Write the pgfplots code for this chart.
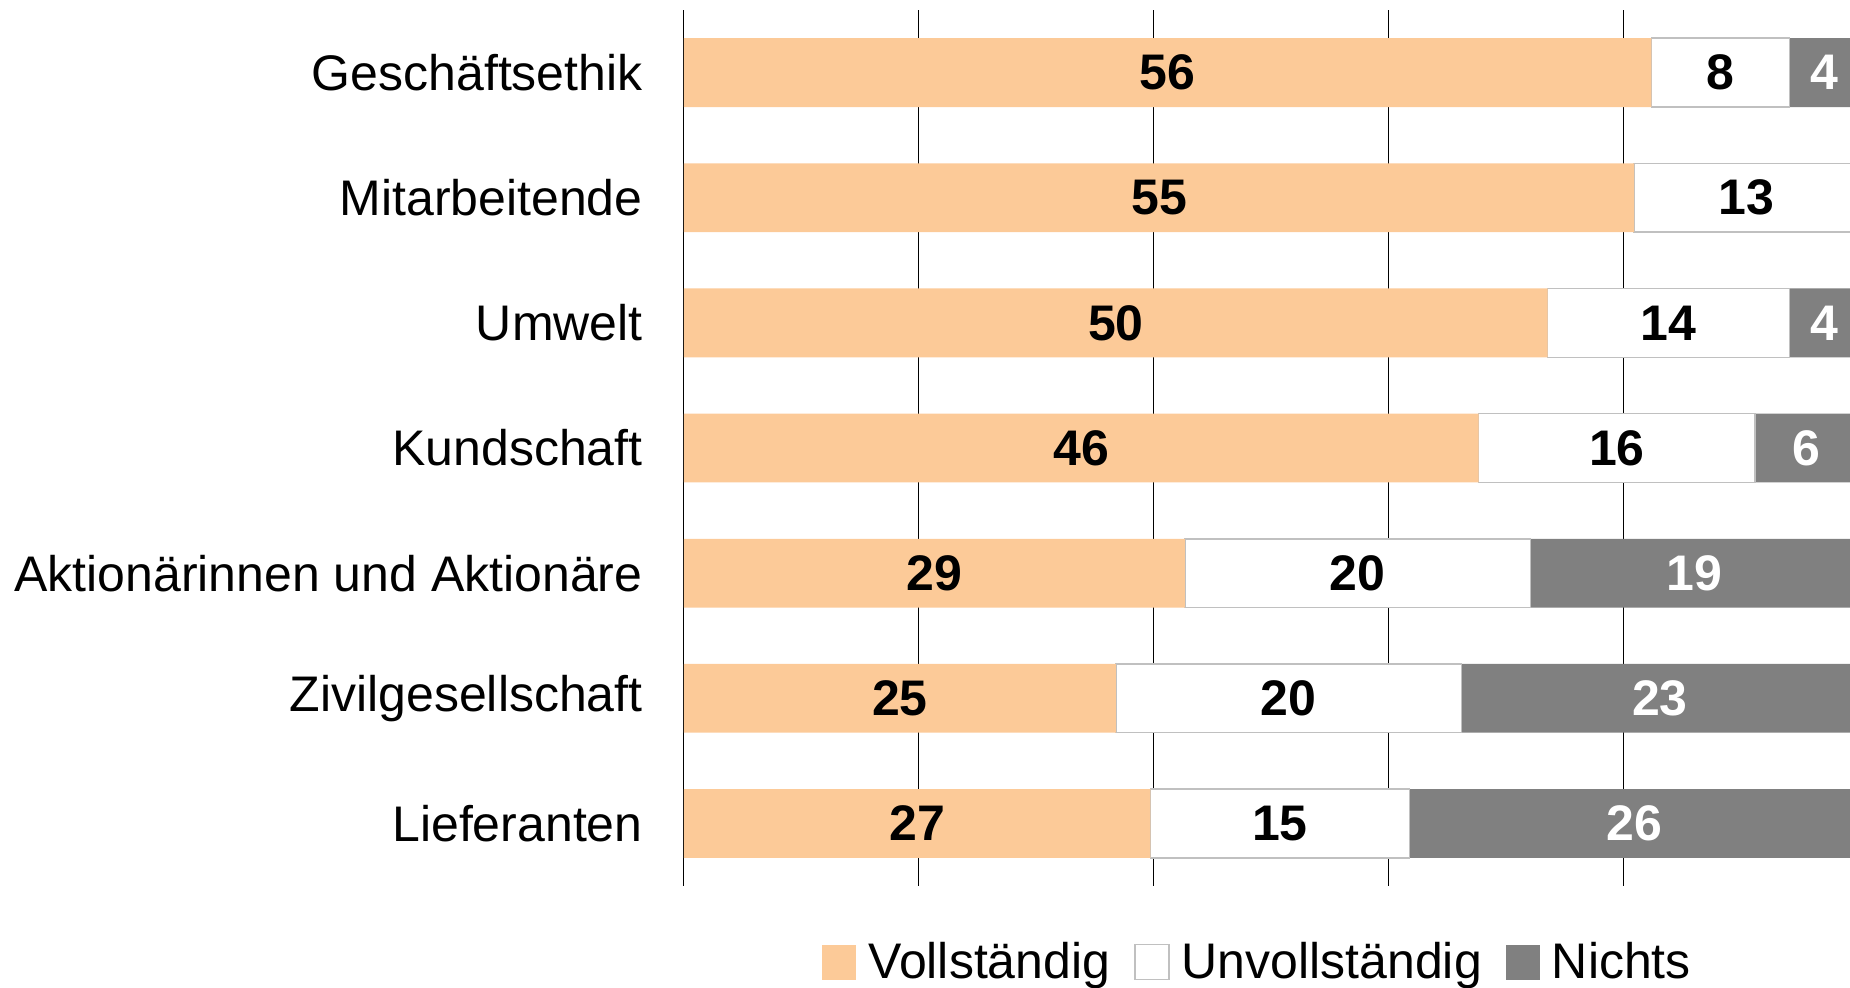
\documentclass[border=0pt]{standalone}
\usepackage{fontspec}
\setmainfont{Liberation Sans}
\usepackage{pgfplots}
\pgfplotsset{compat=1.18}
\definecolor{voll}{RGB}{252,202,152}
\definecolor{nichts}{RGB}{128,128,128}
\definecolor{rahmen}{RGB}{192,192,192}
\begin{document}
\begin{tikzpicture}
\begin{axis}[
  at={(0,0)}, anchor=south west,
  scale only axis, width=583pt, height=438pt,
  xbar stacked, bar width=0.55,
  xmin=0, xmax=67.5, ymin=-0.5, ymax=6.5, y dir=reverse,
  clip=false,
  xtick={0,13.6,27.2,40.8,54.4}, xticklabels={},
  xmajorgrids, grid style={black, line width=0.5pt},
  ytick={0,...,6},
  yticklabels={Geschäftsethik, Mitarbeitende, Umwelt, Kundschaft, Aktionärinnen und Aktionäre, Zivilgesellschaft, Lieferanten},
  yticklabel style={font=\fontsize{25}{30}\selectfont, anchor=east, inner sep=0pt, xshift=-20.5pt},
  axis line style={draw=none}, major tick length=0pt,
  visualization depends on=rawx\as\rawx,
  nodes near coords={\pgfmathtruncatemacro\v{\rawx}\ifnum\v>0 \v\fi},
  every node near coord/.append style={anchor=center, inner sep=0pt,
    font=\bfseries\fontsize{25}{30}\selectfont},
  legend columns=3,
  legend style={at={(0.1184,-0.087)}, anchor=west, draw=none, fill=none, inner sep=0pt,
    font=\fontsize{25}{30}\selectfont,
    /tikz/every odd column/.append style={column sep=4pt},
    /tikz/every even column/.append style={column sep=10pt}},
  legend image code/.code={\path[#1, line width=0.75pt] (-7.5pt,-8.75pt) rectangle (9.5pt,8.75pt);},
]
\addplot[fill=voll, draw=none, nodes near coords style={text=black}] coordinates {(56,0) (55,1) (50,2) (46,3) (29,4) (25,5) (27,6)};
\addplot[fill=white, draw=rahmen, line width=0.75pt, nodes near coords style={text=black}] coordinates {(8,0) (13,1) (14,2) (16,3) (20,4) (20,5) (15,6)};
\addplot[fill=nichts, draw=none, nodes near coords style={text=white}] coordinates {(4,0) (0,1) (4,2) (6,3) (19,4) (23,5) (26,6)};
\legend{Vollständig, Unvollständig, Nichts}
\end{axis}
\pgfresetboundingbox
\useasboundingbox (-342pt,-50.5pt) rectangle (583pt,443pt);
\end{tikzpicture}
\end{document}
::::::::::
▶ What is being asked: Retype the whole listing, keeping every line identical and omitting all pictures.

▶ Solution to this problem:
Write the pgfplots code for this chart.
\documentclass[border=0pt]{standalone}
\usepackage{fontspec}
\setmainfont{Liberation Sans}
\usepackage{pgfplots}
\pgfplotsset{compat=1.18}
\definecolor{voll}{RGB}{252,202,152}
\definecolor{nichts}{RGB}{128,128,128}
\definecolor{rahmen}{RGB}{192,192,192}
\begin{document}
\begin{tikzpicture}
\begin{axis}[
  at={(0,0)}, anchor=south west,
  scale only axis, width=583pt, height=438pt,
  xbar stacked, bar width=0.55,
  xmin=0, xmax=67.5, ymin=-0.5, ymax=6.5, y dir=reverse,
  clip=false,
  xtick={0,13.6,27.2,40.8,54.4}, xticklabels={},
  xmajorgrids, grid style={black, line width=0.5pt},
  ytick={0,...,6},
  yticklabels={Geschäftsethik, Mitarbeitende, Umwelt, Kundschaft, Aktionärinnen und Aktionäre, Zivilgesellschaft, Lieferanten},
  yticklabel style={font=\fontsize{25}{30}\selectfont, anchor=east, inner sep=0pt, xshift=-20.5pt},
  axis line style={draw=none}, major tick length=0pt,
  visualization depends on=rawx\as\rawx,
  nodes near coords={\pgfmathtruncatemacro\v{\rawx}\ifnum\v>0 \v\fi},
  every node near coord/.append style={anchor=center, inner sep=0pt,
    font=\bfseries\fontsize{25}{30}\selectfont},
  legend columns=3,
  legend style={at={(0.1184,-0.087)}, anchor=west, draw=none, fill=none, inner sep=0pt,
    font=\fontsize{25}{30}\selectfont,
    /tikz/every odd column/.append style={column sep=4pt},
    /tikz/every even column/.append style={column sep=10pt}},
  legend image code/.code={\path[#1, line width=0.75pt] (-7.5pt,-8.75pt) rectangle (9.5pt,8.75pt);},
]
\addplot[fill=voll, draw=none, nodes near coords style={text=black}] coordinates {(56,0) (55,1) (50,2) (46,3) (29,4) (25,5) (27,6)};
\addplot[fill=white, draw=rahmen, line width=0.75pt, nodes near coords style={text=black}] coordinates {(8,0) (13,1) (14,2) (16,3) (20,4) (20,5) (15,6)};
\addplot[fill=nichts, draw=none, nodes near coords style={text=white}] coordinates {(4,0) (0,1) (4,2) (6,3) (19,4) (23,5) (26,6)};
\legend{Vollständig, Unvollständig, Nichts}
\end{axis}
\pgfresetboundingbox
\useasboundingbox (-342pt,-50.5pt) rectangle (583pt,443pt);
\end{tikzpicture}
\end{document}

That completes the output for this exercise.